For now, understanding wrapped token supply and reserves is crucial. Check the audit reports. Know who holds the keys. And remember that while wrapped tokens unlock incredible opportunities in DeFi, they introduce counterparty risks that native assets do not have.
What happens if wrapped token reserves are lost?
If the reserves backing a wrapped token are lost due to hacking or mismanagement, the 1:1 peg breaks. The wrapped tokens may lose significant value as they no longer represent redeemable assets. Holders would likely face a total loss unless insurance or compensation mechanisms are in place, which is rare in decentralized systems.
How can I verify WBTC reserves myself?
You can verify WBTC reserves by checking the monthly attestation reports published by auditing firms like Armanino on the WBTC website. Additionally, you can view the public Bitcoin wallet addresses controlled by the custodian on a blockchain explorer and compare the BTC balance to the circulating WBTC supply on Ethereum.
Is WETH different from other wrapped tokens?
Yes, WETH is unique because it wraps Ether on its native Ethereum blockchain. It does not involve cross-chain custody or external custodians. Users simply lock their ETH in a smart contract to receive WETH, making it a non-custodial, trustless process compared to WBTC or renBTC.

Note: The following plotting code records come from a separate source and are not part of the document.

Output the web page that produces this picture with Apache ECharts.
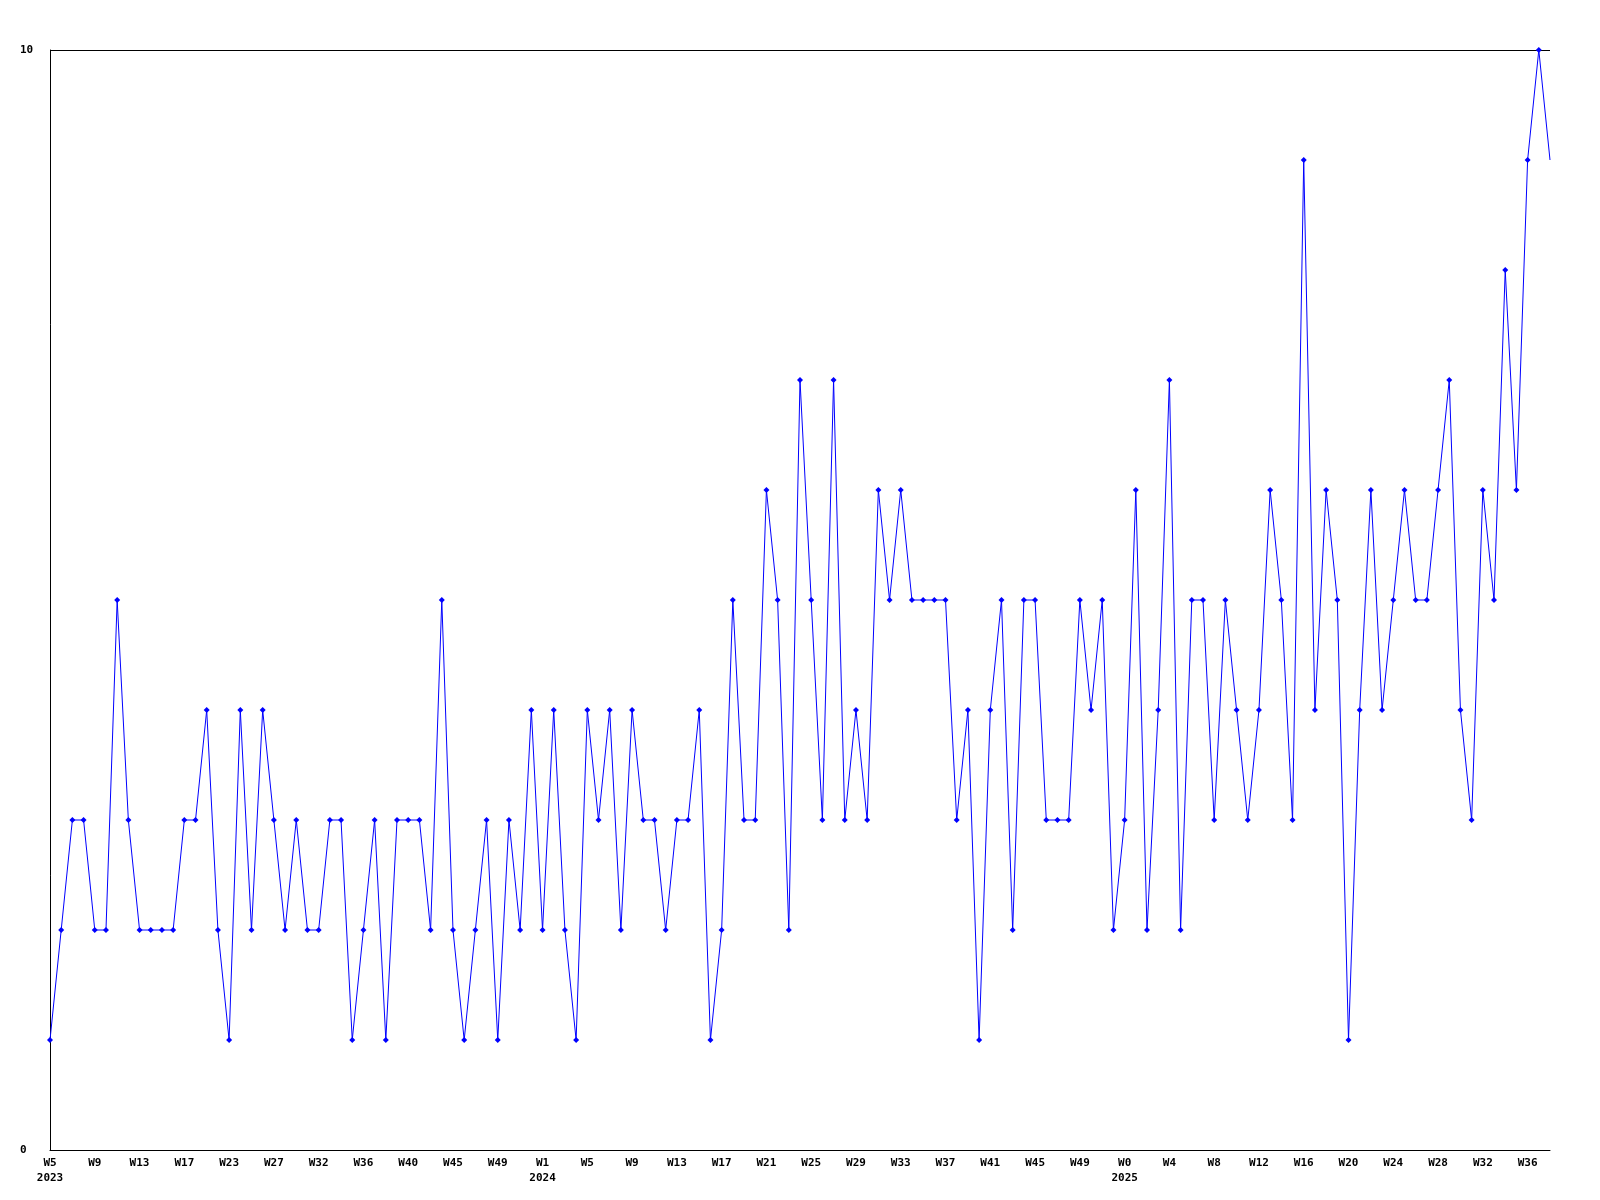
<!DOCTYPE html>
<html>
<head>
<meta charset="utf-8">
<script src="https://cdn.jsdelivr.net/npm/echarts@6/dist/echarts.min.js"></script>
<style>
  html, body { margin: 0; padding: 0; background: #ffffff; }
  #chart { width: 1600px; height: 1200px; }
</style>
</head>
<body>
<div id="chart"></div>
<script>
// Week numbers present in the data, per year
const weeks2023 = [5,6,7,8,9,10,11,12,13,14,15,16,17,18,19,21,23,24,25,26,27,28,29,31,32,33,34,35,36,37,38,39,40,41,42,44,45,46,47,48,49,50,51,52];
const weeks2024 = [1,2,3,4,5,6,7,8,9,10,11,12,13,14,15,16,17,18,19,20,21,22,23,24,25,26,27,28,29,30,31,32,33,34,35,36,37,38,39,40,41,42,43,44,45,46,47,48,49,50,51,52];
const weeks2025 = [0,1,2,3,4,5,6,7,8,9,10,11,12,13,14,15,16,17,18,19,20,21,22,23,24,25,26,27,28,29,30,31,32,33,34,35,36,37,38];
const years = [2023, 2024, 2025];

// Weekly values
const values = [
  1,2,3,3,2,2,5,3,2,2, 2,2,3,3,4,2,1,4,2,4,
  3,2,3,2,2,3,3,1,2,3, 1,3,3,3,2,5,2,1,2,3,
  1,3,2,4,2,4,2,1,4,3, 4,2,4,3,3,2,3,3,4,1,
  2,5,3,3,6,5,2,7,5,3, 7,3,4,3,6,5,6,5,5,5,
  5,3,4,1,4,5,2,5,5,3, 3,3,5,4,5,2,3,6,2,4,
  7,2,5,5,3,5,4,3,4,6, 5,3,9,4,6,5,1,4,6,4,
  5,6,5,5,6,7,4,3,6,5, 8,6,9,10,9
];

const yTicks = [0, 10];

// Build category labels (first week of each year carries the year)
const categories = [];
[weeks2023, weeks2024, weeks2025].forEach((wk, yi) => {
  wk.forEach((w, i) => {
    categories.push(i === 0 ? ('W' + w + '\n' + years[yi]) : ('W' + w));
  });
});

const seriesData = values.map((v, i) =>
  i === values.length - 1 ? { value: v, symbol: 'none' } : v
);

const chart = echarts.init(document.getElementById('chart'), null, { renderer: 'canvas' });
const font = { fontFamily: 'DejaVu Sans Mono', fontWeight: 'bold', fontSize: 11, color: '#000000' };

chart.setOption({
  animation: false,
  backgroundColor: '#ffffff',
  grid: { left: 50, right: 50, top: 50, bottom: 50, containLabel: false },
  xAxis: {
    type: 'category',
    data: categories,
    boundaryGap: false,
    axisLine: { show: true, lineStyle: { color: '#000000', width: 1 } },
    axisTick: { show: false },
    splitLine: { show: false },
    axisLabel: Object.assign({}, font, {
      interval: 3,
      margin: 6,
      lineHeight: 15,
      align: 'center'
    })
  },
  yAxis: {
    type: 'value',
    min: yTicks[0],
    max: yTicks[yTicks.length - 1],
    interval: 10,
    axisLine: { show: true, lineStyle: { color: '#000000', width: 1 } },
    axisTick: { show: false },
    splitLine: { show: true, lineStyle: { color: '#000000', width: 1 } },
    axisLabel: Object.assign({}, font, {
      align: 'left',
      margin: 30
    })
  },
  series: [{
    type: 'line',
    data: seriesData,
    showSymbol: true,
    showAllSymbol: true,
    symbol: 'diamond',
    symbolSize: 6,
    lineStyle: { color: '#0000ff', width: 1 },
    itemStyle: { color: '#0000ff' },
    emphasis: { disabled: true }
  }]
});
</script>
</body>
</html>
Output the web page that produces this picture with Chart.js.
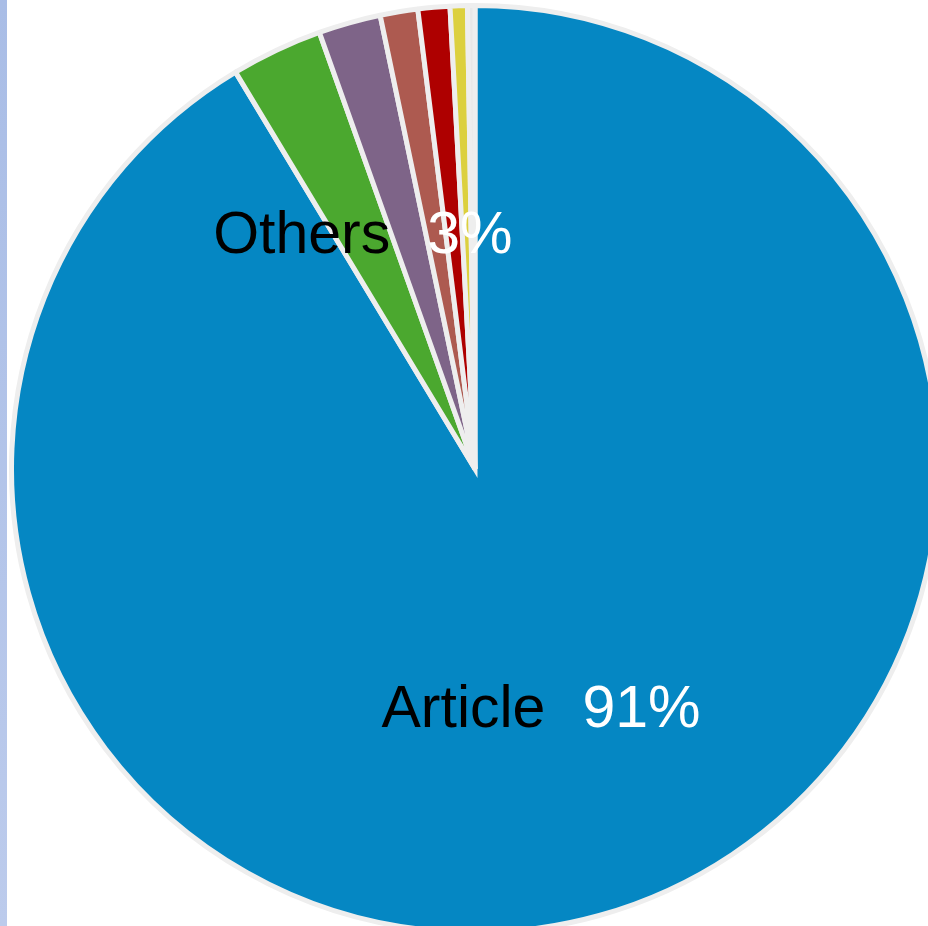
<!DOCTYPE html>
<html>
<head>
<meta charset="utf-8">
<script src="https://cdn.jsdelivr.net/npm/chart.js@4.4.1/dist/chart.umd.min.js"></script>
<style>
  html, body { margin: 0; padding: 0; background: #ffffff; width: 928px; height: 926px; overflow: hidden; position: relative; }
  #strip { position: absolute; left: 0; top: 0; width: 7px; height: 926px; background: linear-gradient(#a9bde6, #bccbec); }
  #wrap { position: absolute; left: 9px; top: 3px; width: 932px; height: 932px; }
</style>
</head>
<body>
<div id="strip"></div>
<div id="wrap"><canvas id="c" width="932" height="932"></canvas></div>
<script>
// Data, in drawing order clockwise from 12 o'clock
const categories = ["Article", "Others", "Review", "Proceedings Paper", "Editorial Material", "Letter", "Book Chapter"];
const shares = [91.36, 3.19, 2.17, 1.31, 1.11, 0.6, 0.26];
const sliceColors = ["#0587c3", "#4ba82f", "#7e6488", "#ad5a50", "#ae0000", "#dcd03e", "#e8e8e8"];
const labelledSlices = ["Article", "Others"];

const total = shares.reduce((a, b) => a + b, 0);

const sliceLabels = {
  id: 'sliceLabels',
  afterDatasetsDraw(chart, args, opts) {
    const ctx = chart.ctx;
    const meta = chart.getDatasetMeta(0);
    ctx.save();
    ctx.font = opts.font;
    ctx.textBaseline = 'alphabetic';
    ctx.textAlign = 'left';
    meta.data.forEach((arc, i) => {
      const name = chart.data.labels[i];
      if (!labelledSlices.includes(name)) return;
      const p = arc.getProps(['x', 'y', 'startAngle', 'endAngle', 'outerRadius'], true);
      const mid = (p.startAngle + p.endAngle) / 2;
      const r = p.outerRadius * (opts.radiusFraction[name] || 0.55);
      const ax = p.x + Math.cos(mid) * r;
      const ay = p.y + Math.sin(mid) * r;
      const pct = Math.round(chart.data.datasets[0].data[i] / total * 100) + '%';
      const w1 = ctx.measureText(name).width;
      const w2 = ctx.measureText(pct).width;
      const tot = w1 + opts.gap + w2;
      const x0 = ax - tot / 2;
      const base = ay + opts.capShift;
      ctx.fillStyle = '#000000';
      ctx.fillText(name, x0, base);
      ctx.fillStyle = '#ffffff';
      ctx.fillText(pct, x0 + w1 + opts.gap, base);
    });
    ctx.restore();
  }
};

new Chart(document.getElementById('c'), {
  type: 'pie',
  data: {
    labels: categories,
    datasets: [{
      data: shares,
      backgroundColor: sliceColors,
      borderColor: '#eeeeee',
      borderWidth: 5,
      borderJoinStyle: (c) => c.dataIndex === 0 ? 'miter' : 'bevel',
      hoverOffset: 0
    }]
  },
  options: {
    responsive: false,
    devicePixelRatio: 1,
    animation: false,
    layout: { padding: 0 },
    plugins: {
      legend: { display: false },
      tooltip: { enabled: false },
      title: { display: false },
      sliceLabels: {
        font: '59px "Liberation Sans", Arial, sans-serif',
        gap: 37,
        capShift: 21,
        radiusFraction: { "Article": 0.531, "Others": 0.565 }
      }
    }
  },
  plugins: [sliceLabels]
});
</script>
</body>
</html>
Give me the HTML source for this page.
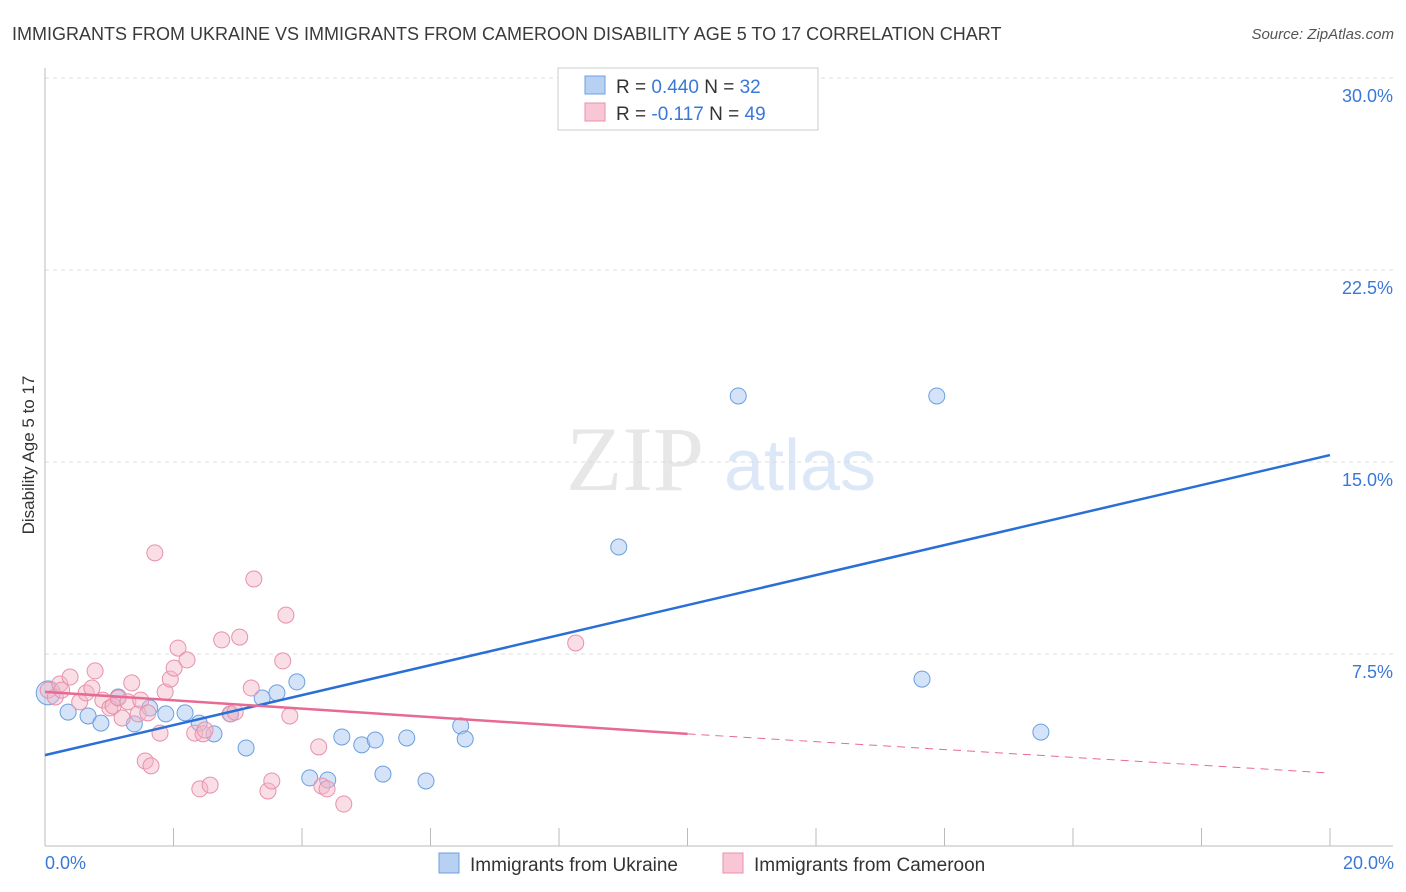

Why does WBTC take so long to mint?
WBTC minting takes 30-60 minutes under normal conditions because it involves a multi-step approval process. The Bitcoin must be received by the custodian, verified, and approved by the DAO before the ERC-20 tokens are minted on Ethereum. This deliberate slowness enhances security but reduces convenience.
Are wrapped tokens regulated?
Regulation varies by region. In the EU, the MiCA framework mandates monthly third-party audits for wrapped assets. In the US, the SEC generally treats properly backed wrapped tokens as custodial representations rather than securities, provided the 1:1 reserve ratio is maintained and transparently verified.